The ancient people of the Bandelier area, like Puebloan ancestors elsewhere, were farmers, who grew maize (corn), beans, and squash. They supplemented their diets with native plants and by hunting and trapping deer, rabbits, squirrels, other mammals, and birds. They made clothing from animal skins and traded for cotton, which they wove into garments. They ingeniously made winter blankets from fibers of the yucca plant interwoven with turkey feathers or strips of rabbit skin. Tools, including a wide variety of axes, mauls, and knives, were fashioned from animal bones, wood, and such local stone as obsidian and basalt. The people obtained other items, such as shell, turquoise, and parrots, through trade networks that ranged as far as central Mexico and Baja California.

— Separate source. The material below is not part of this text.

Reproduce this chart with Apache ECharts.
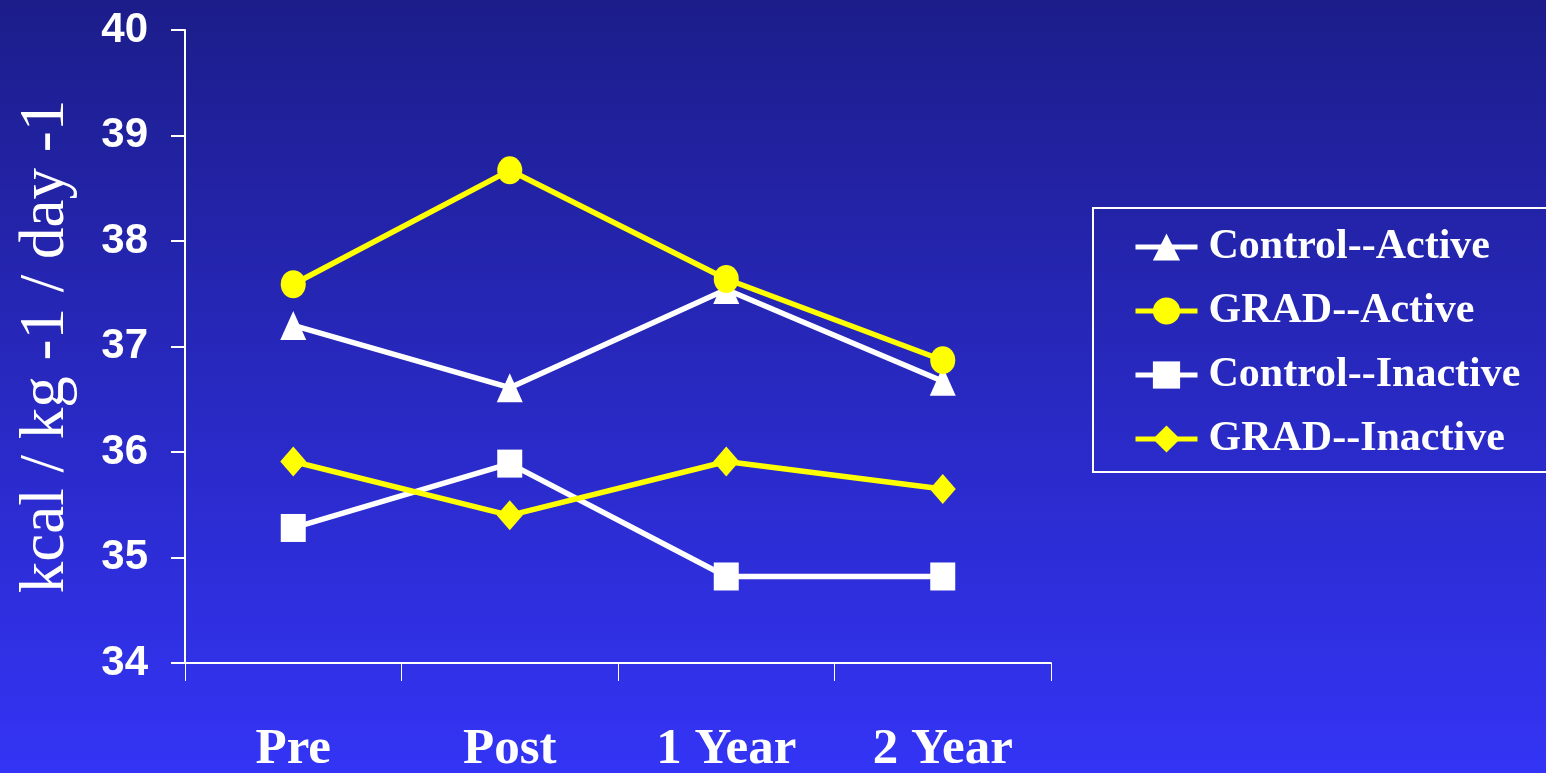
<!DOCTYPE html>
<html>
<head>
<meta charset="utf-8">
<title>kcal chart</title>
<script src="https://cdn.jsdelivr.net/npm/echarts@6/dist/echarts.min.js"></script>
<style>
	html, body { margin: 0; padding: 0; }
	#chart { width: 1546px; height: 773px; }
</style>
</head>
<body>
<div id="chart"></div>
<script>
	// data
	var categories = ['Pre', 'Post', '1 Year', '2 Year'];
	var yTicks = [34, 35, 36, 37, 38, 39, 40];
	var names = ['Control--Active', 'GRAD--Active', 'Control--Inactive', 'GRAD--Inactive'];
	var controlActive = [37.20, 36.61, 37.54, 36.67];
	var gradActive = [37.59, 38.67, 37.64, 36.87];
	var controlInactive = [35.28, 35.89, 34.82, 34.82];
	var gradInactive = [35.91, 35.40, 35.91, 35.65];

	var values = [controlActive, gradActive, controlInactive, gradInactive];
	var colors = ['#ffffff', '#ffff00', '#ffffff', '#ffff00'];
	var symbols = ['triangle', 'circle', 'rect', 'diamond'];
	var sizes = [[26, 29], [25, 28], [25, 28], [26, 30]];

	var serif = '"Liberation Serif", "Times New Roman", serif';
	var sans = '"Liberation Sans", Arial, sans-serif';

	var lineY = [];
	for (var i = 0; i < names.length; i++) {
		lineY.push({
			name: names[i],
			type: 'line',
			data: values[i],
			color: colors[i],
			symbol: symbols[i],
			symbolSize: sizes[i],
			showAllSymbol: true,
			lineStyle: { width: 5.5, color: colors[i] },
			itemStyle: { color: colors[i] },
			z: 2 + i
		});
	}

	var myChart = echarts.init(document.getElementById('chart'));
	var option = {
		backgroundColor: new echarts.graphic.LinearGradient(0, 0, 0, 1, [
			{ offset: 0, color: '#1c1d8a' },
			{ offset: 1, color: '#3434f6' }
		]),
		animation: false,
		legend: {
			data: names,
			orient: 'vertical',
			left: 1093,
			top: 208,
			padding: [18, 40, 12, 40],
			itemWidth: 62,
			itemHeight: 34,
			itemGap: 22,
			borderColor: '#ffffff',
			borderWidth: 2,
			lineStyle: { width: 5 },
			textStyle: {
				color: '#ffffff',
				fontFamily: serif,
				fontWeight: 'bold',
				fontSize: 42,
				lineHeight: 34,
				padding: [0, 0, 0, 6]
			}
		},
		grid: {
			left: 185,
			right: 495,
			top: 30,
			bottom: 110,
			containLabel: false,
			outerBoundsMode: 'none'
		},
		xAxis: {
			type: 'category',
			boundaryGap: true,
			data: categories,
			axisLine: { lineStyle: { color: '#ffffff', width: 2 } },
			axisTick: { show: true, length: 18, lineStyle: { color: '#ffffff', width: 1 } },
			axisLabel: {
				color: '#ffffff',
				fontFamily: serif,
				fontWeight: 'bold',
				fontSize: 51,
				margin: 61
			},
			splitLine: { show: false }
		},
		yAxis: {
			type: 'value',
			min: yTicks[0],
			max: yTicks[yTicks.length - 1],
			interval: 1,
			name: 'kcal / kg -1 / day -1',
			nameLocation: 'middle',
			nameGap: 107,
			nameTextStyle: {
				color: '#ffffff',
				fontFamily: serif,
				fontSize: 63
			},
			axisLine: { show: true, lineStyle: { color: '#ffffff', width: 2 } },
			axisTick: { show: true, length: 14, lineStyle: { color: '#ffffff', width: 2 } },
			axisLabel: {
				color: '#ffffff',
				fontFamily: sans,
				fontWeight: 'bold',
				fontSize: 42,
				margin: 37
			},
			splitLine: { show: false }
		},
		series: lineY
	};
	myChart.setOption(option);

	window.onresize = function() {
		myChart.resize();
	};
</script>
</body>
</html>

The Puebloan ancestors occupied the Bandelier area for nearly 500 years. With less than half the monument surveyed, more than 2,400 sites have been located, but not all sites were inhabited at the same time.

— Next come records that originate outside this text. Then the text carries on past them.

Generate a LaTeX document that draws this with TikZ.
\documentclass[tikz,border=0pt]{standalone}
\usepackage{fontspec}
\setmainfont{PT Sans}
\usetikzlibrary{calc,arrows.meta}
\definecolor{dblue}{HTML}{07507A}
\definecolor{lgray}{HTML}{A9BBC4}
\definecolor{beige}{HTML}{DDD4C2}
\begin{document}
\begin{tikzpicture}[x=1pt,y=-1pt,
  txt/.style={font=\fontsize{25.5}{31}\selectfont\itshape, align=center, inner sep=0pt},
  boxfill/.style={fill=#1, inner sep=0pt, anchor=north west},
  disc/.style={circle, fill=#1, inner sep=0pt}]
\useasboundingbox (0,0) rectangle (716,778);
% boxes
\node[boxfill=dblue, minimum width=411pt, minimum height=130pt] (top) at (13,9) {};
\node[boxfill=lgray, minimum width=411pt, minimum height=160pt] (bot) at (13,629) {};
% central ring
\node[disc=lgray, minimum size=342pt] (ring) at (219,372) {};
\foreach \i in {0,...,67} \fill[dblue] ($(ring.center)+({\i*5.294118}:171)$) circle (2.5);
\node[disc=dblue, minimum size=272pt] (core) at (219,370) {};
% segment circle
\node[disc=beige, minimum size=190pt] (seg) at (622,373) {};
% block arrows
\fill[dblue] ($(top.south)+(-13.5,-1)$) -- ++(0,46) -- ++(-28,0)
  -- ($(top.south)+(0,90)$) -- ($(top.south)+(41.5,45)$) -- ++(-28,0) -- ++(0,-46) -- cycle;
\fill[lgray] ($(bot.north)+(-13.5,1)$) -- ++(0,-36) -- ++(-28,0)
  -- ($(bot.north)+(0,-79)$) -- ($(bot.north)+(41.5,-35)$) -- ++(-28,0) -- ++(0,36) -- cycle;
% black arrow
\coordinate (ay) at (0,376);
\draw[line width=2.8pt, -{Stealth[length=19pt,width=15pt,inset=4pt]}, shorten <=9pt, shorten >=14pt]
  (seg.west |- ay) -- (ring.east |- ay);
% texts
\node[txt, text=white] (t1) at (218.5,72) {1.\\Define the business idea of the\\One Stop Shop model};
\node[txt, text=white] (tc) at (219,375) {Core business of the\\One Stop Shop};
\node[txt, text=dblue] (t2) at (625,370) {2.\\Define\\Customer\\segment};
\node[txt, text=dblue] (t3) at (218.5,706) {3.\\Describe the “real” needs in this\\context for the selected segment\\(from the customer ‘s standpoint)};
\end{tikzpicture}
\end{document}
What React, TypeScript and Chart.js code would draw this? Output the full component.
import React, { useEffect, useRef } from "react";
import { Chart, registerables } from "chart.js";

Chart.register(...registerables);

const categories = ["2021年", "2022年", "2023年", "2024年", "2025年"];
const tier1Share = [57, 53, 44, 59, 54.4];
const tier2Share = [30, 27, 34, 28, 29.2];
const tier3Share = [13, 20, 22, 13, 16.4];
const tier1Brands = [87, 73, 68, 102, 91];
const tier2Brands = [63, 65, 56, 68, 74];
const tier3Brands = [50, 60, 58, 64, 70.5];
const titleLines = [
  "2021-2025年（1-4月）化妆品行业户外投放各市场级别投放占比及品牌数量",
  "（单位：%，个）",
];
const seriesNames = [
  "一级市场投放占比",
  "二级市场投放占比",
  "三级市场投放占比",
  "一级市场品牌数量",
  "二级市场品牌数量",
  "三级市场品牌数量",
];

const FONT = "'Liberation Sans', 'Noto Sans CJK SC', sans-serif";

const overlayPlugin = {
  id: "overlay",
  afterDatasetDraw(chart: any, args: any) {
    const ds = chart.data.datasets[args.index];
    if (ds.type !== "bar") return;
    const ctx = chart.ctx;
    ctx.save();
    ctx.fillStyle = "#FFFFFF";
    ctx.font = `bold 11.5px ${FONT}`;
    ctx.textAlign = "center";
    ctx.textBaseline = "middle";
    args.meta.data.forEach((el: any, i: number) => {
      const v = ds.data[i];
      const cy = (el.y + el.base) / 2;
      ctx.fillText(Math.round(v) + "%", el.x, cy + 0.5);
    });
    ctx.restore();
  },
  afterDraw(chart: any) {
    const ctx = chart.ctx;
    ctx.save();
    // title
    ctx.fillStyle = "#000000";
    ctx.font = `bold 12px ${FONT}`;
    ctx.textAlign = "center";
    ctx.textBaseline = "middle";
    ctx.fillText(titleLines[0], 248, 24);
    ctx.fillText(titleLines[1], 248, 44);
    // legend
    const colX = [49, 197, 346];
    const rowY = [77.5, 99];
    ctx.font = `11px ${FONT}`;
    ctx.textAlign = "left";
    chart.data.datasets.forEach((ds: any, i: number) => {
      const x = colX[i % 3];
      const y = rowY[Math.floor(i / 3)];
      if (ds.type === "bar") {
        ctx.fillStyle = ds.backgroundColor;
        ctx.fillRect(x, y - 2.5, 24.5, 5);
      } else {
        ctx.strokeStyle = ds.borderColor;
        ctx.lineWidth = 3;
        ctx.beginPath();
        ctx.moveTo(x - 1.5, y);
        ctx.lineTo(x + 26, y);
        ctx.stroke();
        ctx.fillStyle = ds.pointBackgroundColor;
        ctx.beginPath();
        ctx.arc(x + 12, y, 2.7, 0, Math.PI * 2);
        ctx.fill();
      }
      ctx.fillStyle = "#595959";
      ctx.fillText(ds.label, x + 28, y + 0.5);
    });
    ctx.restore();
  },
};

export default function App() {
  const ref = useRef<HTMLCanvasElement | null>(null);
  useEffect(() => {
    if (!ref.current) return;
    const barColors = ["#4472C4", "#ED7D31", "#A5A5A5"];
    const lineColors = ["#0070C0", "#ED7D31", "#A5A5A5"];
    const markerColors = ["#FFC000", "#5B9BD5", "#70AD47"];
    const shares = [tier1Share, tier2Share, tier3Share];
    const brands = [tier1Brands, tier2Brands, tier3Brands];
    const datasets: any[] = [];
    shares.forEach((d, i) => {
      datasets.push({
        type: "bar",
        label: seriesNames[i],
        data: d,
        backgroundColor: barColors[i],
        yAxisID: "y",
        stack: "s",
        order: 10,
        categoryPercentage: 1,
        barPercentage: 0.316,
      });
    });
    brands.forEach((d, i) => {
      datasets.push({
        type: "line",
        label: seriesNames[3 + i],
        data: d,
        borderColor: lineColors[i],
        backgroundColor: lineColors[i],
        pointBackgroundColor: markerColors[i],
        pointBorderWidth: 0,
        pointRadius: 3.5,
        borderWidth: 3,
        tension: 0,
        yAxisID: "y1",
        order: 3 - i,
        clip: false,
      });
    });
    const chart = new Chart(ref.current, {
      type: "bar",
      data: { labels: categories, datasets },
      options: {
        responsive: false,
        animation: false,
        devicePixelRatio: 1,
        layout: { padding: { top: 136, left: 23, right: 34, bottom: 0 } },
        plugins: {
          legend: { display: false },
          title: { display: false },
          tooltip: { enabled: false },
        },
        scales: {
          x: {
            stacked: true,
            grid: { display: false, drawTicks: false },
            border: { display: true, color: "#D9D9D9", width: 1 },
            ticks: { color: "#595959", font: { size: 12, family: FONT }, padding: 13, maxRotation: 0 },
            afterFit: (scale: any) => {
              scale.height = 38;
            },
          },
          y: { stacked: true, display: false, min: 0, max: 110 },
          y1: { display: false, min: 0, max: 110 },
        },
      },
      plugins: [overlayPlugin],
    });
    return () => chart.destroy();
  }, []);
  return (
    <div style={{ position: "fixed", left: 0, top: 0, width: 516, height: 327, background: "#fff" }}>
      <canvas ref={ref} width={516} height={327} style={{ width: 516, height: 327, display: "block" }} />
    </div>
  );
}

For generations the people lived in small, scattered settlements, each consisting of perhaps only one or two families. Then from about A.D. 1150 to 11325, sometimes called the Rio Grand Coalition Period, the population increased. People began coming together in larger groups and by the end of the period, villages (pueblos) often included as many as 40 rooms.
The following two and a half centuries, called the Rio Grand Classic Period, were characterized by fewer and larger pueblos, some exceeding 600 rooms, and by the prevalence of very small structures that archeologists call field houses and believe show seasonal dispersal to agricultural fields. Ceremonial rooms called "kivas" were up to three times larger in classic times and may reflect a changing role in ritual or social life. The pueblo of Tyuonyi and its adjacent cave dwellings in Bandelier are examples from the Rio Grande Classic Period, which ended in the late 1500s when the Spanish colonized New Mexico, bringing immense change to the American Southwest.

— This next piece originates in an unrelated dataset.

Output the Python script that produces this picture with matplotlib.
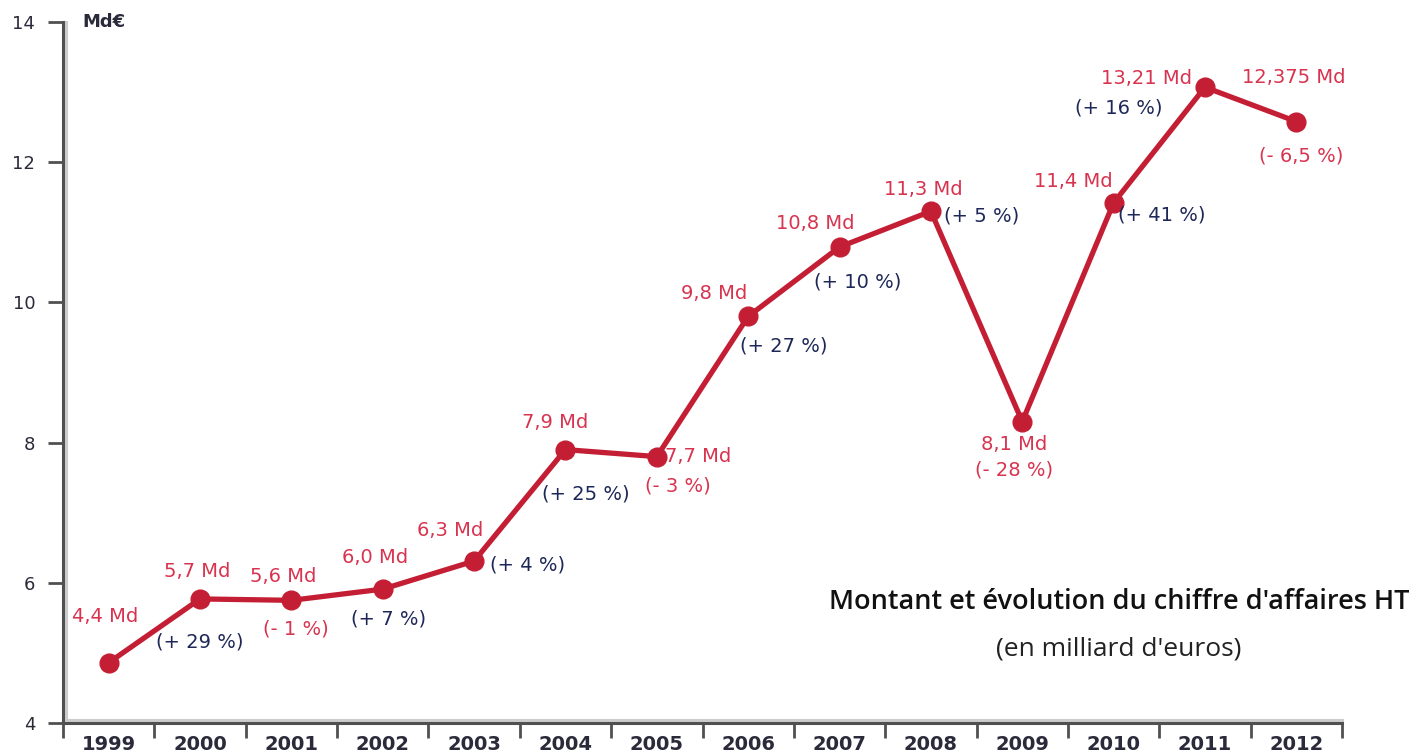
import numpy as np
import matplotlib.pyplot as plt
import matplotlib.transforms as mtransforms
from matplotlib import rcParams

rcParams['font.family'] = ['Liberation Sans Narrow', 'DejaVu Sans Condensed', 'DejaVu Sans']

years = ['1999', '2000', '2001', '2002', '2003', '2004', '2005',
         '2006', '2007', '2008', '2009', '2010', '2011', '2012']
# plotted positions
values = [4.86, 5.77, 5.75, 5.91, 6.31, 7.90, 7.80,
          9.80, 10.79, 11.30, 8.30, 11.42, 13.07, 12.58]
value_labels = ['4,4 Md', '5,7 Md', '5,6 Md', '6,0 Md', '6,3 Md', '7,9 Md', '7,7 Md',
                '9,8 Md', '10,8 Md', '11,3 Md', '8,1 Md', '11,4 Md', '13,21 Md', '12,375 Md']
pct_labels = [None, '(+ 29 %)', '(- 1 %)', '(+ 7 %)', '(+ 4 %)', '(+ 25 %)', '(- 3 %)',
              '(+ 27 %)', '(+ 10 %)', '(+ 5 %)', '(- 28 %)', '(+ 41 %)', '(+ 16 %)', '(- 6,5 %)']

# label offsets in pixels from each point
val_off = [(-4, 46), (-3, 27), (-8, 24), (-8, 32), (-24, 31), (-10, 27), (41, 0),
           (-34, 23), (-24, 24), (-8, 22), (-8, -23), (-40, 21), (-58, 9), (-3, 44)]
pct_off = [None, (0, -43), (4, -29), (6, -30), (53, -4), (20, -44), (21, -29),
           (36, -30), (18, -35), (51, -5), (-8, -48), (48, -12), (-86, -21), (5, -34)]

line_red = '#C41E34'
val_red = '#D8334F'
navy = '#1E2858'
axis_col = '#505050'

fig = plt.figure(figsize=(14.15, 7.55), dpi=100)
ax = fig.add_axes([63 / 1415, 32 / 755, 1279 / 1415, 701 / 755])

x = np.arange(len(years))
ax.plot(x, values, color=line_red, linewidth=3.8, marker='o', markersize=13.5,
        solid_joinstyle='round', zorder=3)

for i, v in enumerate(values):
    ax.annotate(value_labels[i], (i, v), xytext=val_off[i], textcoords='offset pixels',
                ha='center', va='center', fontsize=14, color=val_red)
    if pct_labels[i]:
        c = val_red if pct_labels[i].startswith('(-') else navy
        ax.annotate(pct_labels[i], (i, v), xytext=pct_off[i], textcoords='offset pixels',
                    ha='center', va='center', fontsize=14, color=c)

ax.set_xlim(-0.5, len(years) - 0.5)
ax.set_ylim(4, 14)
ax.set_yticks([4, 6, 8, 10, 12, 14])
ax.set_xticks(np.arange(-0.5, len(years)))
ax.set_xticklabels([])
ax.set_xticks(x, minor=True)
ax.set_xticklabels(years, minor=True, fontsize=14, color='#2a2a3a', fontweight='bold')
ax.tick_params(axis='x', which='major', direction='out', length=11, width=2, color=axis_col)
ax.tick_params(axis='x', which='minor', length=0, pad=9)
ax.tick_params(axis='y', direction='out', length=11, width=2, color=axis_col,
               labelsize=13, labelcolor='#2a2a3a', pad=9)

for s in ['top', 'right']:
    ax.spines[s].set_visible(False)
for s in ['left', 'bottom']:
    ax.spines[s].set_color(axis_col)
    ax.spines[s].set_linewidth(2.2)

# light grey shadow next to the axes
sh_r = ax.transAxes + mtransforms.ScaledTranslation(3 / 100, 0, fig.dpi_scale_trans)
sh_u = ax.transAxes + mtransforms.ScaledTranslation(0, 3 / 100, fig.dpi_scale_trans)
ax.plot([0, 0], [0, 1], transform=sh_r, color='#cccccc', linewidth=2.2, clip_on=False, zorder=1)
ax.plot([0, 1], [0, 0], transform=sh_u, color='#cccccc', linewidth=2.2, clip_on=False, zorder=1)

fig.text(82 / 1415, 1 - 22 / 755, 'Md€', fontsize=13, fontweight='bold', color='#2a2a3a',
         ha='left', va='center')

fig.text(1119 / 1415, 1 - 602 / 755, "Montant et évolution du chiffre d'affaires HT",
         family='Open Sans', fontsize=19.5, fontweight='semibold', ha='center', va='center',
         color='#111111')
fig.text(1119 / 1415, 1 - 649 / 755, "(en milliard d'euros)",
         family='Open Sans', fontsize=19, ha='center', va='center', color='#222222')

fig.savefig('out.png', dpi=100, facecolor='w')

The modern Pueblo people have oral traditions that link them to the past, but no written record existed before the coming of the Spanish. Archeologists trying to decipher the relationships of modern pueblo villages to various early sites are often puzzled. Differences in pottery suggest that the people who lived in the part of Bandelier called "Tsankawi" were different from the people who lived in the rest of the monument. Today, the Puebloans immediately to the north and east of Bandelier speak Tewa while those to the south speak Keres. What was the relationship between the people of these language groups in ancestral times? The dwellings in Bandelier may hold the answer.